A MISTAKENLY narrow perspective ruins what could have been an incredible true story of survival in The Impossible, a dramatisation of one family’s experiences of the devastating South Asian tsunami that killed 300,000 people on Boxing Day 2004.
The Impossible (Entertainment One, £21.99)
As anglicised versions of the real Spanish family upon whom the film’s story is based, Naomi Watts and Ewan McGregor do their best to respond honestly to the emotional demands of the situation, but director Juan Antonio Bayona’s disinterest in humanising any of the locals ends up demonising the people of Thailand, who suffered just as much as the rich white tourists with whom the film spends its time empathising.
Of course there’s no reason why exploring the experiences of a European family shouldn’t be a valid approach simply because they’re from a privileged background, but Bayona’s absolute disinterest in widening the film’s focus is a terrible mistake, one that leaves an increasingly bad taste in the mouth, particularly as the film’s horribly insensitive and myopic ending inadvertently makes the family appear contemptible.
Billy Liar - 50th Anniversary Edition (Studio Canal, £16.99)
It’s been half a century since Billy Liar first emerged on the big screen.
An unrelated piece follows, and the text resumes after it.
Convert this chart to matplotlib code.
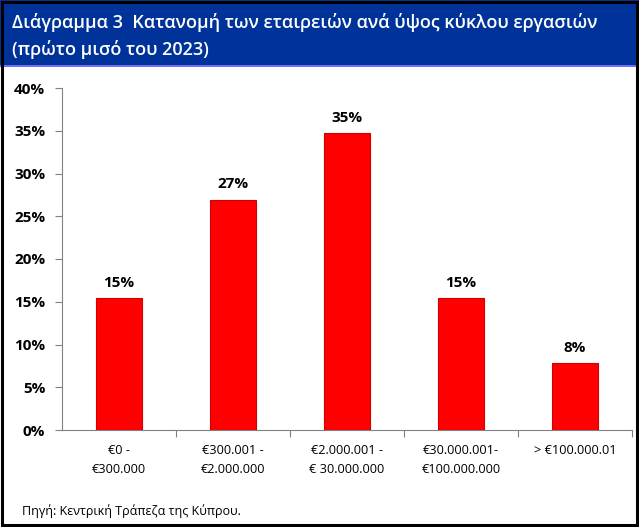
import matplotlib
matplotlib.use("Agg")
import matplotlib.pyplot as plt
from matplotlib.patches import Rectangle
from matplotlib.ticker import MultipleLocator, FuncFormatter

# ── Data ──
categories = ["€0 -\n€300.000", "€300.001 -\n€2.000.000", "€2.000.001 -\n€ 30.000.000",
              "€30.000.001-\n€100.000.000", "> €100.000.01\n"]
shares = [15.4, 26.9, 34.7, 15.4, 7.8]
labels = ["15%", "27%", "35%", "15%", "8%"]

title_lines = ["Διάγραμμα 3  Κατανομή των εταιρειών ανά ύψος κύκλου εργασιών",
               "(πρώτο μισό του 2023)"]
source = "Πηγή: Κεντρική Τράπεζα της Κύπρου."

plt.rcParams["font.family"] = ["Open Sans", "Noto Sans", "DejaVu Sans"]

fig = plt.figure(figsize=(6.39, 5.27), dpi=100)
W, H = 639, 527

# ── banner + frame ──
fig.patches.append(Rectangle((0, 1 - 65 / H), 1, 65 / H, transform=fig.transFigure,
                             facecolor="#003399", edgecolor="none", zorder=0))
fig.patches.append(Rectangle((0, 1 - 67 / H), 1, 2 / H, transform=fig.transFigure,
                             facecolor="#6F6FFF", edgecolor="none", zorder=0))
fig.patches.append(Rectangle((0.003, 0.003), 0.994, 0.994, transform=fig.transFigure,
                             facecolor="none", edgecolor="black", linewidth=2.2, zorder=5))
for line, yb in zip(title_lines, [28, 55]):
    fig.text(12 / W, 1 - yb / H, line, color="white", fontsize=13, va="baseline",
             ha="left", fontweight="semibold")

# ── axes ──
ax = fig.add_axes([62 / W, 1 - 430 / H, (632 - 62) / W, (430 - 88) / H])
x = list(range(len(categories)))
ax.bar(x, shares, width=0.4, color="#FF0000", edgecolor="#D00000", linewidth=0.8, zorder=3)
for xi, v, lab in zip(x, shares, labels):
    ax.text(xi, v + 1.0, lab, ha="center", va="bottom", fontsize=11, fontweight="bold")

ax.set_xlim(-0.5, len(categories) - 0.5)
ax.set_ylim(0, 40)
ax.yaxis.set_major_locator(MultipleLocator(5))
ax.yaxis.set_major_formatter(FuncFormatter(lambda v, p: f"{v:.0f}%"))
ax.set_xticks([i + 0.5 for i in x])
ax.set_xticklabels([])
ax.set_xticks(x, minor=True)
ax.set_xticklabels(categories, minor=True, fontsize=9.2, linespacing=1.6)
ax.tick_params(axis="x", which="minor", length=0, pad=10)
ax.tick_params(axis="x", which="major", length=5, direction="out", color="#808080")
ax.tick_params(axis="y", length=5, direction="out", color="#808080", labelsize=11, pad=7)
for t in ax.get_yticklabels():
    t.set_fontweight("bold")
for s in ["top", "right"]:
    ax.spines[s].set_visible(False)
ax.spines["left"].set_color("#808080")
ax.spines["bottom"].set_color("#808080")

fig.text(22 / W, 1 - 511 / H, source, fontsize=9, va="center", ha="left")

fig.savefig("out.png", dpi=100, facecolor="white")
Watched today, John Schlesinger’s adaptation of Keith Waterhouse’s 1959 novel and Willis Hall’s subsequent stage version remains a fascinating snapshot of Britain in a moment of great social transition.
Caught between the end of the immediate post-War era and the onset of the Swinging Sixties, its eponymous hero (played by Tom Courtenay) is certainly a poignant and prescient creation. An incessant fantasist determined to shirk off the limited scope of his working-class background, but too afraid to attempt to make his dreams a reality, he may rail against perceived oppression but he lacks the self-awareness to realise that the only person in his way is himself.
As such, the film, at least thematically, feels more analogous to American common man tragedies like Death of a Salesman than the Angry Young Man films (Look Back in Anger, The Loneliness of the Long Distance Runner) with which it’s frequently lumped. Visually, though, it’s very much of a piece with those British New Wave classics.